> [Short exercise]: Can you write out all the lines word for word, with no pictures?

> [Information provided]:
--

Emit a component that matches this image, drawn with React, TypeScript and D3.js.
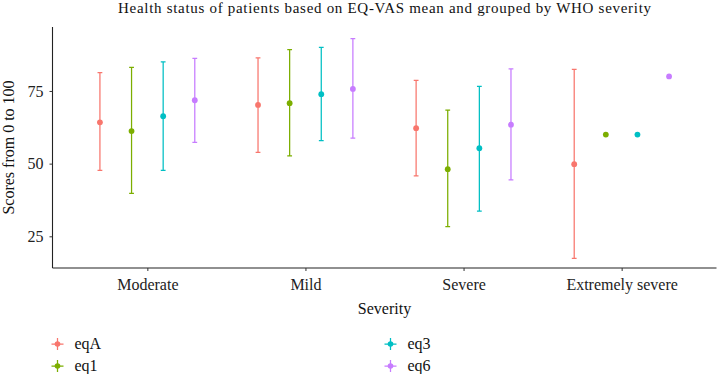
import React, { useEffect, useRef } from 'react';
import * as d3 from 'd3';

const categories = ['Moderate', 'Mild', 'Severe', 'Extremely severe'];
const seriesNames = ['eqA', 'eq1', 'eq3', 'eq6'];
const seriesColors = ['#F8766D', '#7CAE00', '#00BFC4', '#C77CFF'];

// mean and error-bar ends per series, one value per severity category
const meanEqA = [64.2, 70.2, 62.2, 49.8];
const meanEq1 = [61.2, 70.8, 48.1, 60.0];
const meanEq3 = [66.3, 73.9, 55.3, 60.0];
const meanEq6 = [71.8, 75.7, 63.4, 80.0];

const lowEqA = [47.7, 53.9, 45.8, 17.4];
const lowEq1 = [39.8, 52.7, 28.3, null];
const lowEq3 = [47.7, 57.9, 33.7, null];
const lowEq6 = [57.3, 58.8, 44.4, null];

const highEqA = [81.3, 86.4, 78.6, 82.4];
const highEq1 = [83.1, 89.2, 68.4, null];
const highEq3 = [85.0, 90.0, 76.6, null];
const highEq6 = [86.2, 93.0, 82.6, null];

const yTicks = [25, 50, 75];

const W = 717, H = 374;
const FONT = 'Liberation Serif, serif';

export default function App() {
	const svgRef = useRef<SVGSVGElement>(null);

	useEffect(() => {
		const svg = d3.select(svgRef.current);
		svg.selectAll('*').remove();

		const means = [meanEqA, meanEq1, meanEq3, meanEq6];
		const lows = [lowEqA, lowEq1, lowEq3, lowEq6];
		const highs = [highEqA, highEq1, highEq3, highEq6];

		const left = 52.5, right = 716.5, top = 27, bottom = 268;

		const x = d3.scalePoint<string>().domain(categories).range([left, right]).padding(0.6);
		const step = x.step();
		const dodge = d3.scaleBand<string>().domain(seriesNames).range([-0.4 * step, 0.4 * step]);
		const y = d3.scaleLinear().domain([14.1, 97.0]).range([bottom, top]);

		// title (reference face is wider than Times, so stretch the spacing)
		svg.append('text')
			.attr('x', (left + right) / 2).attr('y', 13)
			.attr('text-anchor', 'middle')
			.attr('textLength', 533).attr('lengthAdjust', 'spacing')
			.style('font-family', FONT).style('font-size', '15px')
			.attr('fill', '#111')
			.text('Health status of patients based on EQ-VAS mean and grouped by WHO severity');

		// axes
		const yAx = svg.append('g').attr('transform', `translate(${left},0)`)
			.call(d3.axisLeft(y).tickValues(yTicks).tickSize(3).tickPadding(6))
			.attr('font-family', FONT).attr('font-size', 16);
		yAx.select('.domain').attr('d', `M0,${top}V${bottom}`).attr('stroke', '#222').attr('stroke-width', 1.1);
		yAx.selectAll('.tick line').attr('stroke', '#333');
		yAx.selectAll('.tick text').style('font-family', FONT).style('font-size', '16px').attr('fill', '#222');

		const xAx = svg.append('g').attr('transform', `translate(0,${bottom})`)
			.call(d3.axisBottom(x).tickSize(3).tickPadding(7.5))
			.attr('font-family', FONT).attr('font-size', 16);
		xAx.select('.domain').attr('d', `M${left},0H${right}`).attr('stroke', '#222').attr('stroke-width', 1.1);
		xAx.selectAll('.tick line').attr('stroke', '#333');
		xAx.selectAll('.tick text').style('font-family', FONT).style('font-size', '16px').attr('fill', '#222');

		// axis titles
		svg.append('text')
			.attr('transform', `translate(14,${(top + bottom) / 2}) rotate(-90)`)
			.attr('text-anchor', 'middle')
			.style('font-family', FONT).style('font-size', '16px')
			.attr('fill', '#111')
			.text('Scores from 0 to 100');
		svg.append('text')
			.attr('x', (left + right) / 2).attr('y', 314)
			.attr('text-anchor', 'middle')
			.style('font-family', FONT).style('font-size', '16px')
			.attr('fill', '#111')
			.text('Severity');

		// error bars and points
		seriesNames.forEach((s, si) => {
			const g = svg.append('g');
			const col = seriesColors[si];
			categories.forEach((c, ci) => {
				const cx = (x(c) as number) + (dodge(s) as number) + dodge.bandwidth() / 2;
				const lo = lows[si][ci], hi = highs[si][ci];
				if (lo != null && hi != null) {
					const cap = 2.4;
					g.append('path')
						.attr('d', `M${cx - cap},${y(hi)}H${cx + cap}M${cx},${y(hi)}V${y(lo)}M${cx - cap},${y(lo)}H${cx + cap}`)
						.attr('stroke', col).attr('stroke-width', 1.25).attr('fill', 'none');
				}
				g.append('circle')
					.attr('cx', cx).attr('cy', y(means[si][ci]))
					.attr('r', 2.9).attr('fill', col);
			});
		});

		// legend, two columns
		const legPos = [[57.5, 344], [57.5, 366], [390.5, 344], [390.5, 366]];
		seriesNames.forEach((s, si) => {
			const [lx, ly] = legPos[si];
			const col = seriesColors[si];
			const g = svg.append('g').attr('transform', `translate(${lx},${ly})`);
			g.append('path').attr('d', 'M-6,0H6M0,-6V6').attr('stroke', col).attr('stroke-width', 1.25);
			g.append('circle').attr('r', 2.8).attr('fill', col);
			g.append('text')
				.attr('x', 17).attr('y', 0).attr('dy', '0.32em')
				.style('font-family', FONT).style('font-size', '16px')
				.attr('fill', '#111')
				.text(s);
		});
	}, []);

	return (
		<svg ref={svgRef} width={W} height={H}
			style={{ position: 'fixed', left: 0, top: 0, background: '#fff' }} />
	);
}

--

> [Answer for this exercise]:
Emit a component that matches this image, drawn with React, TypeScript and D3.js.
import React, { useEffect, useRef } from 'react';
import * as d3 from 'd3';

const categories = ['Moderate', 'Mild', 'Severe', 'Extremely severe'];
const seriesNames = ['eqA', 'eq1', 'eq3', 'eq6'];
const seriesColors = ['#F8766D', '#7CAE00', '#00BFC4', '#C77CFF'];

// mean and error-bar ends per series, one value per severity category
const meanEqA = [64.2, 70.2, 62.2, 49.8];
const meanEq1 = [61.2, 70.8, 48.1, 60.0];
const meanEq3 = [66.3, 73.9, 55.3, 60.0];
const meanEq6 = [71.8, 75.7, 63.4, 80.0];

const lowEqA = [47.7, 53.9, 45.8, 17.4];
const lowEq1 = [39.8, 52.7, 28.3, null];
const lowEq3 = [47.7, 57.9, 33.7, null];
const lowEq6 = [57.3, 58.8, 44.4, null];

const highEqA = [81.3, 86.4, 78.6, 82.4];
const highEq1 = [83.1, 89.2, 68.4, null];
const highEq3 = [85.0, 90.0, 76.6, null];
const highEq6 = [86.2, 93.0, 82.6, null];

const yTicks = [25, 50, 75];

const W = 717, H = 374;
const FONT = 'Liberation Serif, serif';

export default function App() {
	const svgRef = useRef<SVGSVGElement>(null);

	useEffect(() => {
		const svg = d3.select(svgRef.current);
		svg.selectAll('*').remove();

		const means = [meanEqA, meanEq1, meanEq3, meanEq6];
		const lows = [lowEqA, lowEq1, lowEq3, lowEq6];
		const highs = [highEqA, highEq1, highEq3, highEq6];

		const left = 52.5, right = 716.5, top = 27, bottom = 268;

		const x = d3.scalePoint<string>().domain(categories).range([left, right]).padding(0.6);
		const step = x.step();
		const dodge = d3.scaleBand<string>().domain(seriesNames).range([-0.4 * step, 0.4 * step]);
		const y = d3.scaleLinear().domain([14.1, 97.0]).range([bottom, top]);

		// title (reference face is wider than Times, so stretch the spacing)
		svg.append('text')
			.attr('x', (left + right) / 2).attr('y', 13)
			.attr('text-anchor', 'middle')
			.attr('textLength', 533).attr('lengthAdjust', 'spacing')
			.style('font-family', FONT).style('font-size', '15px')
			.attr('fill', '#111')
			.text('Health status of patients based on EQ-VAS mean and grouped by WHO severity');

		// axes
		const yAx = svg.append('g').attr('transform', `translate(${left},0)`)
			.call(d3.axisLeft(y).tickValues(yTicks).tickSize(3).tickPadding(6))
			.attr('font-family', FONT).attr('font-size', 16);
		yAx.select('.domain').attr('d', `M0,${top}V${bottom}`).attr('stroke', '#222').attr('stroke-width', 1.1);
		yAx.selectAll('.tick line').attr('stroke', '#333');
		yAx.selectAll('.tick text').style('font-family', FONT).style('font-size', '16px').attr('fill', '#222');

		const xAx = svg.append('g').attr('transform', `translate(0,${bottom})`)
			.call(d3.axisBottom(x).tickSize(3).tickPadding(7.5))
			.attr('font-family', FONT).attr('font-size', 16);
		xAx.select('.domain').attr('d', `M${left},0H${right}`).attr('stroke', '#222').attr('stroke-width', 1.1);
		xAx.selectAll('.tick line').attr('stroke', '#333');
		xAx.selectAll('.tick text').style('font-family', FONT).style('font-size', '16px').attr('fill', '#222');

		// axis titles
		svg.append('text')
			.attr('transform', `translate(14,${(top + bottom) / 2}) rotate(-90)`)
			.attr('text-anchor', 'middle')
			.style('font-family', FONT).style('font-size', '16px')
			.attr('fill', '#111')
			.text('Scores from 0 to 100');
		svg.append('text')
			.attr('x', (left + right) / 2).attr('y', 314)
			.attr('text-anchor', 'middle')
			.style('font-family', FONT).style('font-size', '16px')
			.attr('fill', '#111')
			.text('Severity');

		// error bars and points
		seriesNames.forEach((s, si) => {
			const g = svg.append('g');
			const col = seriesColors[si];
			categories.forEach((c, ci) => {
				const cx = (x(c) as number) + (dodge(s) as number) + dodge.bandwidth() / 2;
				const lo = lows[si][ci], hi = highs[si][ci];
				if (lo != null && hi != null) {
					const cap = 2.4;
					g.append('path')
						.attr('d', `M${cx - cap},${y(hi)}H${cx + cap}M${cx},${y(hi)}V${y(lo)}M${cx - cap},${y(lo)}H${cx + cap}`)
						.attr('stroke', col).attr('stroke-width', 1.25).attr('fill', 'none');
				}
				g.append('circle')
					.attr('cx', cx).attr('cy', y(means[si][ci]))
					.attr('r', 2.9).attr('fill', col);
			});
		});

		// legend, two columns
		const legPos = [[57.5, 344], [57.5, 366], [390.5, 344], [390.5, 366]];
		seriesNames.forEach((s, si) => {
			const [lx, ly] = legPos[si];
			const col = seriesColors[si];
			const g = svg.append('g').attr('transform', `translate(${lx},${ly})`);
			g.append('path').attr('d', 'M-6,0H6M0,-6V6').attr('stroke', col).attr('stroke-width', 1.25);
			g.append('circle').attr('r', 2.8).attr('fill', col);
			g.append('text')
				.attr('x', 17).attr('y', 0).attr('dy', '0.32em')
				.style('font-family', FONT).style('font-size', '16px')
				.attr('fill', '#111')
				.text(s);
		});
	}, []);

	return (
		<svg ref={svgRef} width={W} height={H}
			style={{ position: 'fixed', left: 0, top: 0, background: '#fff' }} />
	);
}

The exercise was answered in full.